La mise en place de cette procédure de saisie pénale permettra ainsi de mettre fin à une lacune de notre droit en la matière. Elle sera, par ailleurs, plus adaptée que les procédures actuelles à la saisie des biens immobiliers ou incorporels, aujourd'hui laissés de côté par les magistrats faute d'outils juridiques adéquats.

Le recours que nous souhaitons à l'avenir accru aux mesures de saisie puis de confiscation, lorsqu'il y aura eu condamnation, pose toutefois la question de la gestion par les pouvoirs publics des biens saisis. Or nous faisons face, dans ce domaine, à un curieux paradoxe qui veut que les mesures de saisie coûtent pour finir bien plus cher à l'État qu'elles ne lui rapportent.

Afin d'éviter tant la dévalorisation rapide des biens saisis que leur conservation au-delà des besoins de l'enquête, il apparaît nécessaire de mieux organiser la gestion des biens saisis dans la ligne des possibilités ouvertes par la loi de 2007 sur la lutte contre la contrefaçon et de procéder à la vente anticipée des biens saisis au cours de l'enquête lorsqu'ils ne présentent plus d'intérêt pour la poursuite de cette dernière.
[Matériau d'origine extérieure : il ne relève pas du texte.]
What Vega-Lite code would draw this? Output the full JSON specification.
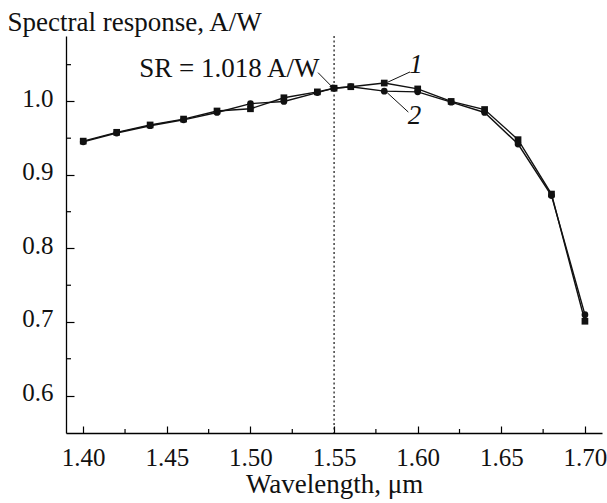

C'est pourquoi la création, à l'initiative du Gouvernement, d'une agence de gestion et de recouvrement des avoirs saisis et confisqués constitue l'une des avancées les plus significatives de cette proposition de loi.

Cette agence assurera, sous le contrôle d'un magistrat, une meilleure gestion des biens saisis. Elle pourra également, au besoin, gérer l'aliénation ou la destruction de ces biens et aura enfin une mission d'assistance envers les juridictions qui la solliciteront.

Pour conclure, mes chers collègues, ce texte permet des avancées déterminantes et attendues de la plupart des acteurs de la justice en matière de saisie et de confiscation. Tout en préservant les garanties procédurales offertes aux mis en cause, il donnera une plus grande effectivité au principe selon lequel une sanction pénale doit s'accompagner de la privation du bénéfice de l'infraction commise.

C'est pourquoi les députés du Nouveau Centre lui apporteront leur soutien.